Jordan moved to Colorado to plant a church at Colorado Mesa University, and Eric went back to Alaska. Instead of having face-to-face conversations, Jordan and Eric write letters to one another. In a recent letter Jordan received, Eric wrote, “ I am starting to believe that Jesus is true, but I am not there yet.” 

These are just a few of the fruits that were seen in Missoula, all from a hobby Jordan loved. 

We leverage our WHOLE lives that the gospel may be proclaimed in word and deed. 

Jordan, Jake, and Zach continue to play basketball in Grand Junction. And God continues to bring death to life from a hobby, from being sent. From being a part of something bigger than ourselves when we implant ourselves into the towns and cities God sends us. 

Jordan, Jake, and Zach continue to play basketball in Grand Junction. And God continues to bring death to life from a hobby, from being sent. From being a part of something bigger than ourselves when we implant ourselves into the towns and cities God sends us. 

They have two group chats with 70 people in between them. They play Tuesdays and Thursdays with 20-30 people a week. From that group, they have seen two guys come from death to life. 

Jeremiah 29:4-8  says this to the people of Israel in exile: 

This is what the Lord of armies, the God of Israel, says to all the exiles whom I have sent into exile from Jerusalem to Babylon: ‘‘Build houses and live in them; and plant gardens and eat their produce. Take wives and father sons and daughters, and take wives for your sons and give your daughters to husbands, so that they may give birth to sons and daughters; and grow in numbers there and do not decrease.

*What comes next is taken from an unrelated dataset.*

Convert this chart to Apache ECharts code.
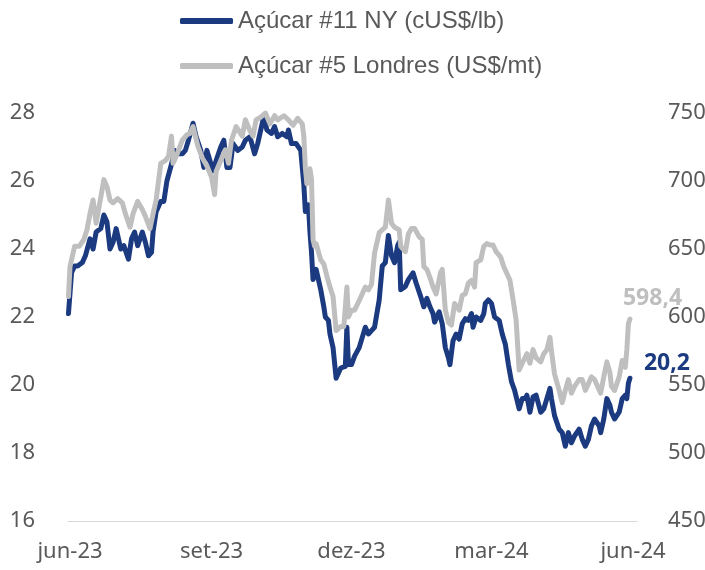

Seek the prosperity of the city where I have sent you into exile, and pray to the Lord on its behalf; for in its prosperity will be your prosperity.’

Being a good missionary is owning the place you're sent. It’s looking at the lost and grieving the ways they walk in death, and using any means necessary to reach them. Even basketball. Or knitting, or book club, or simply walking and meeting new people. We leverage our WHOLE lives that the gospel may be proclaimed in word and deed. 

Where can you be used to have such a gospel influence as this?